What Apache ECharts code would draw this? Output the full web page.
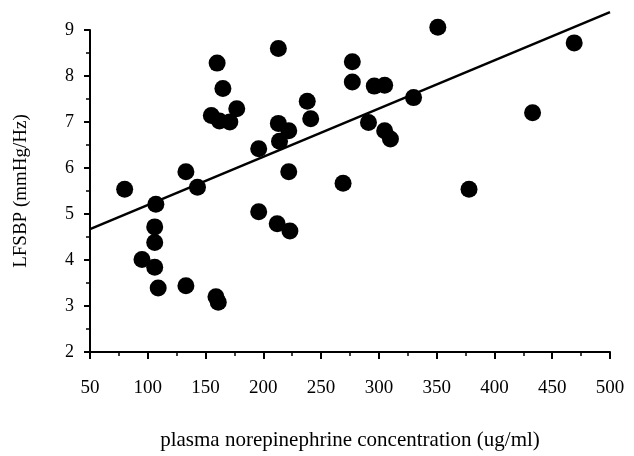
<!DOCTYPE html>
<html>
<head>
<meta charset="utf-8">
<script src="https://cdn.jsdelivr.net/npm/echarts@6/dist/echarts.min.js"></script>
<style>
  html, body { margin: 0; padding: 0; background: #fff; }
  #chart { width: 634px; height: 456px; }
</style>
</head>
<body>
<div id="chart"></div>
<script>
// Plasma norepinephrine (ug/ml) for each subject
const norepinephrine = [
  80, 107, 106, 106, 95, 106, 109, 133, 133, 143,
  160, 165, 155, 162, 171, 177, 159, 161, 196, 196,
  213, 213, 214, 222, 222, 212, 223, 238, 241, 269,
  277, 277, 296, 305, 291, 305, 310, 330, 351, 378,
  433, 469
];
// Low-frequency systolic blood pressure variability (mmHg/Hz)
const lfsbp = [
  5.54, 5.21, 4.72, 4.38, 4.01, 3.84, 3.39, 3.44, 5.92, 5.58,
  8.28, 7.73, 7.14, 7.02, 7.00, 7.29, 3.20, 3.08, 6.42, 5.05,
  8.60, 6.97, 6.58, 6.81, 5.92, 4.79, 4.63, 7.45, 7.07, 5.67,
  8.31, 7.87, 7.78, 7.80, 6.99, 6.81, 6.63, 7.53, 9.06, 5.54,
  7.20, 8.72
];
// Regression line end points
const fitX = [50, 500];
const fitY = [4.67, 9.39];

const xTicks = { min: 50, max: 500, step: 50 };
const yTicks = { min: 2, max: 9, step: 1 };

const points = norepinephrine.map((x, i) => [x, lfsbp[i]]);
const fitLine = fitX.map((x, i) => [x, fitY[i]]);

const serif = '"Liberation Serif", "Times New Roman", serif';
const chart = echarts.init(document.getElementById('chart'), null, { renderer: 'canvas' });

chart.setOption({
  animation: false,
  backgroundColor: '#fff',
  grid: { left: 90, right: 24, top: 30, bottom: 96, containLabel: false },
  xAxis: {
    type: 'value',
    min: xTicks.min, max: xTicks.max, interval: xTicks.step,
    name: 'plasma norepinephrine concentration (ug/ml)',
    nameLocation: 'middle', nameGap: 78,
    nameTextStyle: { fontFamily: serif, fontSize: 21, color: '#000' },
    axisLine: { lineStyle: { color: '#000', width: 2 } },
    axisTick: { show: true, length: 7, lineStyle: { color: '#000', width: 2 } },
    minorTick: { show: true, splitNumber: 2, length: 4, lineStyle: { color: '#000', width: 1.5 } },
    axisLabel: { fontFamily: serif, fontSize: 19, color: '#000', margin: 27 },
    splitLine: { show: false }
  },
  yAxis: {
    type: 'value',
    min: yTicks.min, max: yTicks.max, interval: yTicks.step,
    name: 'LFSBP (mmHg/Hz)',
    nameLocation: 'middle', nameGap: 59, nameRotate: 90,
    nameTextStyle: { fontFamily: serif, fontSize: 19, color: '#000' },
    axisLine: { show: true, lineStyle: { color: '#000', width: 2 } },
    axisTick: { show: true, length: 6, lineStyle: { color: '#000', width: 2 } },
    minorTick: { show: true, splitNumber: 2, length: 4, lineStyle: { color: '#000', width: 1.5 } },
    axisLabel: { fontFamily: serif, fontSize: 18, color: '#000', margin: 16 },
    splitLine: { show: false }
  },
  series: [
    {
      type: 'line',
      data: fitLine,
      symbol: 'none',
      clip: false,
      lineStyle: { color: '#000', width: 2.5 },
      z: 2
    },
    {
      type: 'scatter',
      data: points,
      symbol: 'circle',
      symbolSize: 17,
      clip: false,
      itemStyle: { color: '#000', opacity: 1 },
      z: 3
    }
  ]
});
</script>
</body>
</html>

* **WHAT YOU WILL DO**
Without including any pictures, print all of the material exactly as given.

* **RESULT**
What Apache ECharts code would draw this? Output the full web page.
<!DOCTYPE html>
<html>
<head>
<meta charset="utf-8">
<script src="https://cdn.jsdelivr.net/npm/echarts@6/dist/echarts.min.js"></script>
<style>
  html, body { margin: 0; padding: 0; background: #fff; }
  #chart { width: 634px; height: 456px; }
</style>
</head>
<body>
<div id="chart"></div>
<script>
// Plasma norepinephrine (ug/ml) for each subject
const norepinephrine = [
  80, 107, 106, 106, 95, 106, 109, 133, 133, 143,
  160, 165, 155, 162, 171, 177, 159, 161, 196, 196,
  213, 213, 214, 222, 222, 212, 223, 238, 241, 269,
  277, 277, 296, 305, 291, 305, 310, 330, 351, 378,
  433, 469
];
// Low-frequency systolic blood pressure variability (mmHg/Hz)
const lfsbp = [
  5.54, 5.21, 4.72, 4.38, 4.01, 3.84, 3.39, 3.44, 5.92, 5.58,
  8.28, 7.73, 7.14, 7.02, 7.00, 7.29, 3.20, 3.08, 6.42, 5.05,
  8.60, 6.97, 6.58, 6.81, 5.92, 4.79, 4.63, 7.45, 7.07, 5.67,
  8.31, 7.87, 7.78, 7.80, 6.99, 6.81, 6.63, 7.53, 9.06, 5.54,
  7.20, 8.72
];
// Regression line end points
const fitX = [50, 500];
const fitY = [4.67, 9.39];

const xTicks = { min: 50, max: 500, step: 50 };
const yTicks = { min: 2, max: 9, step: 1 };

const points = norepinephrine.map((x, i) => [x, lfsbp[i]]);
const fitLine = fitX.map((x, i) => [x, fitY[i]]);

const serif = '"Liberation Serif", "Times New Roman", serif';
const chart = echarts.init(document.getElementById('chart'), null, { renderer: 'canvas' });

chart.setOption({
  animation: false,
  backgroundColor: '#fff',
  grid: { left: 90, right: 24, top: 30, bottom: 96, containLabel: false },
  xAxis: {
    type: 'value',
    min: xTicks.min, max: xTicks.max, interval: xTicks.step,
    name: 'plasma norepinephrine concentration (ug/ml)',
    nameLocation: 'middle', nameGap: 78,
    nameTextStyle: { fontFamily: serif, fontSize: 21, color: '#000' },
    axisLine: { lineStyle: { color: '#000', width: 2 } },
    axisTick: { show: true, length: 7, lineStyle: { color: '#000', width: 2 } },
    minorTick: { show: true, splitNumber: 2, length: 4, lineStyle: { color: '#000', width: 1.5 } },
    axisLabel: { fontFamily: serif, fontSize: 19, color: '#000', margin: 27 },
    splitLine: { show: false }
  },
  yAxis: {
    type: 'value',
    min: yTicks.min, max: yTicks.max, interval: yTicks.step,
    name: 'LFSBP (mmHg/Hz)',
    nameLocation: 'middle', nameGap: 59, nameRotate: 90,
    nameTextStyle: { fontFamily: serif, fontSize: 19, color: '#000' },
    axisLine: { show: true, lineStyle: { color: '#000', width: 2 } },
    axisTick: { show: true, length: 6, lineStyle: { color: '#000', width: 2 } },
    minorTick: { show: true, splitNumber: 2, length: 4, lineStyle: { color: '#000', width: 1.5 } },
    axisLabel: { fontFamily: serif, fontSize: 18, color: '#000', margin: 16 },
    splitLine: { show: false }
  },
  series: [
    {
      type: 'line',
      data: fitLine,
      symbol: 'none',
      clip: false,
      lineStyle: { color: '#000', width: 2.5 },
      z: 2
    },
    {
      type: 'scatter',
      data: points,
      symbol: 'circle',
      symbolSize: 17,
      clip: false,
      itemStyle: { color: '#000', opacity: 1 },
      z: 3
    }
  ]
});
</script>
</body>
</html>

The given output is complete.